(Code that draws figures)
+ + + + +

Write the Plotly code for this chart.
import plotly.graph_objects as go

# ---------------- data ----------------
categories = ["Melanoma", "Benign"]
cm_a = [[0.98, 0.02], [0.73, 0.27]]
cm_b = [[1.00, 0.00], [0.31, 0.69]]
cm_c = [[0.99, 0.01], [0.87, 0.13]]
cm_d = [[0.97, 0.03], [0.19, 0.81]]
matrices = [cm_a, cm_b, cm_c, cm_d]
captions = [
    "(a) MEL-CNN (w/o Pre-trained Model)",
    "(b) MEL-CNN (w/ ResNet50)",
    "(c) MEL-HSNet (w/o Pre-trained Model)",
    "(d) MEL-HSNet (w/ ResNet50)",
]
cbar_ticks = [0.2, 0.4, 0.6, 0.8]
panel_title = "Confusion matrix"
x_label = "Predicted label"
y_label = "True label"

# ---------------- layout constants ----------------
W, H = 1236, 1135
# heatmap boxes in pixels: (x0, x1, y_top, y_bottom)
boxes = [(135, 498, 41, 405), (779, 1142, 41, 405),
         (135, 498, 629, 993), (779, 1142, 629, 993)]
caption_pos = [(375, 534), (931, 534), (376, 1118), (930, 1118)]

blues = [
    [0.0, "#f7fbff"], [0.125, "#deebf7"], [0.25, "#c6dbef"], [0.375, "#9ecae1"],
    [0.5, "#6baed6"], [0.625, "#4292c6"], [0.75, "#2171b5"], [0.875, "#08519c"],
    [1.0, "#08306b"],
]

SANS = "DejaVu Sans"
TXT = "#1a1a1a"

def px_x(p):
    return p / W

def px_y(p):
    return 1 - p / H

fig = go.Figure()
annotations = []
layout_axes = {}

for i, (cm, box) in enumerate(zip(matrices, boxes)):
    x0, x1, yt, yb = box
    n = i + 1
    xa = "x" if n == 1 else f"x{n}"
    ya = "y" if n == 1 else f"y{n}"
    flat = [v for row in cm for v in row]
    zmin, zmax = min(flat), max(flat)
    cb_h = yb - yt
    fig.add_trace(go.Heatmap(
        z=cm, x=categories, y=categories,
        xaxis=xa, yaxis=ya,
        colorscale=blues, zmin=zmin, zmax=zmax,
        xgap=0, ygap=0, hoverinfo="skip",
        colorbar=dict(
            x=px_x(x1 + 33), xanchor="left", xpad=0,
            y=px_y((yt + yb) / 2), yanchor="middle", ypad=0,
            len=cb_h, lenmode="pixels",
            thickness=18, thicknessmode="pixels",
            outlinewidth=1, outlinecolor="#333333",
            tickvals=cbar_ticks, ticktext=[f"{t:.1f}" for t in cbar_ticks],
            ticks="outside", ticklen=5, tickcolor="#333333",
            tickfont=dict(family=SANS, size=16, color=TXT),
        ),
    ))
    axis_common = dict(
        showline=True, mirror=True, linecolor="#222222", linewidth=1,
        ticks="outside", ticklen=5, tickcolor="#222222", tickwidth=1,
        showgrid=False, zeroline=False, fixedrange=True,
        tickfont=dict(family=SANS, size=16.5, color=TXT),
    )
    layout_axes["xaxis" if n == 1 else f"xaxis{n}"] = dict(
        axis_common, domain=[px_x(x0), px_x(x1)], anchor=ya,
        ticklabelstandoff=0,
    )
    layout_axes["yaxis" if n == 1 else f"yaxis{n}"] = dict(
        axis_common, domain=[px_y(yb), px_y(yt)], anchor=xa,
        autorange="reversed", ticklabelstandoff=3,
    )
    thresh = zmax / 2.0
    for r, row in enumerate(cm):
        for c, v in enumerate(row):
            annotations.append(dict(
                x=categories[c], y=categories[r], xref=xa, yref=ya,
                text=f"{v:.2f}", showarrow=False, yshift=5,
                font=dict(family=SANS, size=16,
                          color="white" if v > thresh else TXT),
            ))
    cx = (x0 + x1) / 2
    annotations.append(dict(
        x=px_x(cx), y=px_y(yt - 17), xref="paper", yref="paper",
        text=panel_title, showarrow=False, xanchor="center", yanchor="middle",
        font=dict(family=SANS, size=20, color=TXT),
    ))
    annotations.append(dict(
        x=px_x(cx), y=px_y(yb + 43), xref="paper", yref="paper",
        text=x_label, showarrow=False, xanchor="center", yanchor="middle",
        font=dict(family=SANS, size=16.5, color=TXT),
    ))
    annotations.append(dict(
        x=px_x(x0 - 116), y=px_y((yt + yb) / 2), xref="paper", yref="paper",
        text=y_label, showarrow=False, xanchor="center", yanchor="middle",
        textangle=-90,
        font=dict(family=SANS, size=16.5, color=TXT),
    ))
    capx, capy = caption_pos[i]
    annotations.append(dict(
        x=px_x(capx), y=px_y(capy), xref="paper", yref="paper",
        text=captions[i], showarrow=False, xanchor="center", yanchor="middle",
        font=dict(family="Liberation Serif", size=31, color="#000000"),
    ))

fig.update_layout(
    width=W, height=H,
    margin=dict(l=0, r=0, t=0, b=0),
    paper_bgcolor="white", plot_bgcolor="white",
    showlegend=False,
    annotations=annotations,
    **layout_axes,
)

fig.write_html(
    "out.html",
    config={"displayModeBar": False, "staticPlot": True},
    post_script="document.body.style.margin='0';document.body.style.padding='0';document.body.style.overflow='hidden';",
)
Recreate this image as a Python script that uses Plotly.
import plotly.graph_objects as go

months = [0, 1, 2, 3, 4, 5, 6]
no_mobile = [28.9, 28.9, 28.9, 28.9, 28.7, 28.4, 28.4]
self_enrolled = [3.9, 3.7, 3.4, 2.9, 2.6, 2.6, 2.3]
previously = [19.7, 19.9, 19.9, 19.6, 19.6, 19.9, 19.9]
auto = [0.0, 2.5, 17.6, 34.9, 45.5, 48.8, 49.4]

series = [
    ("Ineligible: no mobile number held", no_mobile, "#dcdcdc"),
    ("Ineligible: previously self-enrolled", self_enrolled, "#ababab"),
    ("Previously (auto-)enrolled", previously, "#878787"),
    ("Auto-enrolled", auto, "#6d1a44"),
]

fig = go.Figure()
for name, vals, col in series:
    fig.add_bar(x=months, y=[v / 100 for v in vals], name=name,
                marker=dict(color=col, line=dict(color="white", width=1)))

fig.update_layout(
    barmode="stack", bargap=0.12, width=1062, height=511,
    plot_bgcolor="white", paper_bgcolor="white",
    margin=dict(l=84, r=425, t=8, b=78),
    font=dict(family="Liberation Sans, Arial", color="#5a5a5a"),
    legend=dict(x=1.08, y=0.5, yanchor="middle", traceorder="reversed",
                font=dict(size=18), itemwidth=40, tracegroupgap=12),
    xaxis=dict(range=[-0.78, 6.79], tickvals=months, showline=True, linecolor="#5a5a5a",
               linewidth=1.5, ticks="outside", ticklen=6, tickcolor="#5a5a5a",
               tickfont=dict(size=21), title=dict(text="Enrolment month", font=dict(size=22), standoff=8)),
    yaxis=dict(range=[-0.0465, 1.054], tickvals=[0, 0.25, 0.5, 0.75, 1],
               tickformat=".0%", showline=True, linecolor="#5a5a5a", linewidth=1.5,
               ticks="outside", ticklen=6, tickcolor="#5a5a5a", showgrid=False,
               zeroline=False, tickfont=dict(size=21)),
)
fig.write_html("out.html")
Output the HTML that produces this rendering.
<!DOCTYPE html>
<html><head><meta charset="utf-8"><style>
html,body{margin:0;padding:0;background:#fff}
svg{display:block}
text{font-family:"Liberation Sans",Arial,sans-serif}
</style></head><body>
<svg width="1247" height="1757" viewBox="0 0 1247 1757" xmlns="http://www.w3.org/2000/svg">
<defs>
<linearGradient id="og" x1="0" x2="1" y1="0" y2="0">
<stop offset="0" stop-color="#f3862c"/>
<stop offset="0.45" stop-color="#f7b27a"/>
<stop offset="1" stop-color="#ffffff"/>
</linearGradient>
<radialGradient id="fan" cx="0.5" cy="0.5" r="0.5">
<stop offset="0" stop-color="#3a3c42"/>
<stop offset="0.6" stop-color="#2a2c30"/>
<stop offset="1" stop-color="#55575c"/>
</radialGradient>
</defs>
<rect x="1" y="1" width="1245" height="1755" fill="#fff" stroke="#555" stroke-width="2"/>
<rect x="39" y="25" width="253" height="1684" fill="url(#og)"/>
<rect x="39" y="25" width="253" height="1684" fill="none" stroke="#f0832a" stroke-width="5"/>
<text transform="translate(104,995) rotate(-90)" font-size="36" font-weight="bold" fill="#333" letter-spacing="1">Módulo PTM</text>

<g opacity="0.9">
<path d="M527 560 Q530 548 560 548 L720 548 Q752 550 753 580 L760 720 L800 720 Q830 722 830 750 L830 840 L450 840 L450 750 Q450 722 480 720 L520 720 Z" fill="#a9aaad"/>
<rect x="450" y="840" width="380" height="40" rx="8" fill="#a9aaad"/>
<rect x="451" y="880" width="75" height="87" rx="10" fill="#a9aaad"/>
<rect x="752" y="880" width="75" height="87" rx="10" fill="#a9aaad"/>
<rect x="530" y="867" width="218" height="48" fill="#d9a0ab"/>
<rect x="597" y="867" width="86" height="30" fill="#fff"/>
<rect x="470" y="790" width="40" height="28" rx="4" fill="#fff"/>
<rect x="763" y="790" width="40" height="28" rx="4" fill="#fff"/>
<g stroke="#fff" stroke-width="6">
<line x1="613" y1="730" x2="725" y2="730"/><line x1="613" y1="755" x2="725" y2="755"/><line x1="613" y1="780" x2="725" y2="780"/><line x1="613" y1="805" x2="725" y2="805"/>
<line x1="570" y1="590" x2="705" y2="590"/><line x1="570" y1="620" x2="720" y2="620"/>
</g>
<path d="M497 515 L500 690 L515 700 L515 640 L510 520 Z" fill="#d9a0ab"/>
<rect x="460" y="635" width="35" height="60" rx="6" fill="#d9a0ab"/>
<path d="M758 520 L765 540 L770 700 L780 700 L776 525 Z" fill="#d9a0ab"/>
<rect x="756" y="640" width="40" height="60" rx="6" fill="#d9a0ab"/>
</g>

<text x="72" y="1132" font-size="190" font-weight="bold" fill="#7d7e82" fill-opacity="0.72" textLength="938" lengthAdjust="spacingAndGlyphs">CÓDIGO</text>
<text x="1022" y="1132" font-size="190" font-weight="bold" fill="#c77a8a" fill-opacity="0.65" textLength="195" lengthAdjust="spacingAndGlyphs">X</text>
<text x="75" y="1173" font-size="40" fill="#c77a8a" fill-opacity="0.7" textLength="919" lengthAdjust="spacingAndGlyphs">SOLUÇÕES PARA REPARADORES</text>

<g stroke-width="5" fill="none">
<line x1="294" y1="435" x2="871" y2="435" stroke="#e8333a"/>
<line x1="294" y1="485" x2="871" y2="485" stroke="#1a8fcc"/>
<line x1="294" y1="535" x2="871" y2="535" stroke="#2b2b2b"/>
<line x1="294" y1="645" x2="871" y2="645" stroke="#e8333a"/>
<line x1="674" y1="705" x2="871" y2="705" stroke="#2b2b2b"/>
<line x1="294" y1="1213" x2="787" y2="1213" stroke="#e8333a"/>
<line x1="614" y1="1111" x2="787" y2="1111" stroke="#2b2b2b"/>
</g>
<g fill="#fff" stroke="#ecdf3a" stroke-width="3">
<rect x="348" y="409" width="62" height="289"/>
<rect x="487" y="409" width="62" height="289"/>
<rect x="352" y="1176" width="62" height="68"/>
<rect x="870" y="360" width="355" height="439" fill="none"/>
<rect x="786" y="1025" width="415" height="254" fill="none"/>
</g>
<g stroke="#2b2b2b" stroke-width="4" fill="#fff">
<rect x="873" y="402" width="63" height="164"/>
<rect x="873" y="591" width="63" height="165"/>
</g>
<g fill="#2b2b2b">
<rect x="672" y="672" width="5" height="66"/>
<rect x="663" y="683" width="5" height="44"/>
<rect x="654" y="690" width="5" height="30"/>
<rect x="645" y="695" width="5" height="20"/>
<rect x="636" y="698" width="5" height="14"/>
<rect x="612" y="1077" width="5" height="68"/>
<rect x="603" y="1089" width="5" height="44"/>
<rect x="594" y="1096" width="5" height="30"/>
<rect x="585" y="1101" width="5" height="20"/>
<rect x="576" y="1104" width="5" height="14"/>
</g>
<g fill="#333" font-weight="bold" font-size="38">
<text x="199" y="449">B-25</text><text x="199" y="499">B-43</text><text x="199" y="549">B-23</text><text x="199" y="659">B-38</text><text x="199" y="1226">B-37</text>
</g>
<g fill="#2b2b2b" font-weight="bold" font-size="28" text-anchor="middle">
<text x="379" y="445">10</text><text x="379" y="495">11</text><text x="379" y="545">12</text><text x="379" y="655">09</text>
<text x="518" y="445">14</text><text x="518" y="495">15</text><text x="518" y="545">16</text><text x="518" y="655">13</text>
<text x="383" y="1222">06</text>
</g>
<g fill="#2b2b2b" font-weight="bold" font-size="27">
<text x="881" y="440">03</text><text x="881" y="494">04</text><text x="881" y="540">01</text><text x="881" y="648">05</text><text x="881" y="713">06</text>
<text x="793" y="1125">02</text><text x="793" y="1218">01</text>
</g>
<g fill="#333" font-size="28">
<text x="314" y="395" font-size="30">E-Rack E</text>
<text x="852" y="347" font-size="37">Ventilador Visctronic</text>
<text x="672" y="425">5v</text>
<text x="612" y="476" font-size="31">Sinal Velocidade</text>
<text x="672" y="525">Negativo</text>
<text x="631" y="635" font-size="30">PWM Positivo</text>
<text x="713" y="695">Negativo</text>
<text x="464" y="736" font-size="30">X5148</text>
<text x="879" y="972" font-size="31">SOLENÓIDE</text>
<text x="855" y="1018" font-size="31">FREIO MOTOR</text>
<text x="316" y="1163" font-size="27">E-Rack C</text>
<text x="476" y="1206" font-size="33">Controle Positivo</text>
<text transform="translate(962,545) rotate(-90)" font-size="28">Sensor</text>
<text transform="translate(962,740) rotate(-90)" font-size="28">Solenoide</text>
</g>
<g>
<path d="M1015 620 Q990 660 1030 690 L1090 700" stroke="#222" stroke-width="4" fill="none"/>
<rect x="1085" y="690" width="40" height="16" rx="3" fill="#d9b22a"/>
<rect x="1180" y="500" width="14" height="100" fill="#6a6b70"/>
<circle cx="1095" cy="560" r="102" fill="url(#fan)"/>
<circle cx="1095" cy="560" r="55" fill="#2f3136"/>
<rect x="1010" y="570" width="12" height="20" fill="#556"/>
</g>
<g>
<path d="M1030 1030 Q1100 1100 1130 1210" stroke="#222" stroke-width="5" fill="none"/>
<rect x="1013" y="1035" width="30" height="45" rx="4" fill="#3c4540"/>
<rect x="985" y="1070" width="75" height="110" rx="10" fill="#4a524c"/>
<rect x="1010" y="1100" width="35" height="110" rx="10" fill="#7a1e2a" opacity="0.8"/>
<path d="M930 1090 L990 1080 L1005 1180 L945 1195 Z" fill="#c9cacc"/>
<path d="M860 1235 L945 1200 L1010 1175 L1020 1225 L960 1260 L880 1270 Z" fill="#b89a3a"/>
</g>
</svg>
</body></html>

+ + + + +

**Task to carry out**
The lines to return run from the one containing "Recreate this image" down to the one containing "auto = [0.0, 2.5, 17.6, 34.9, 45.5, 48.8, 49.4]"; give them exactly, both included, and no others.

**Task solution**
Recreate this image as a Python script that uses Plotly.
import plotly.graph_objects as go

months = [0, 1, 2, 3, 4, 5, 6]
no_mobile = [28.9, 28.9, 28.9, 28.9, 28.7, 28.4, 28.4]
self_enrolled = [3.9, 3.7, 3.4, 2.9, 2.6, 2.6, 2.3]
previously = [19.7, 19.9, 19.9, 19.6, 19.6, 19.9, 19.9]
auto = [0.0, 2.5, 17.6, 34.9, 45.5, 48.8, 49.4]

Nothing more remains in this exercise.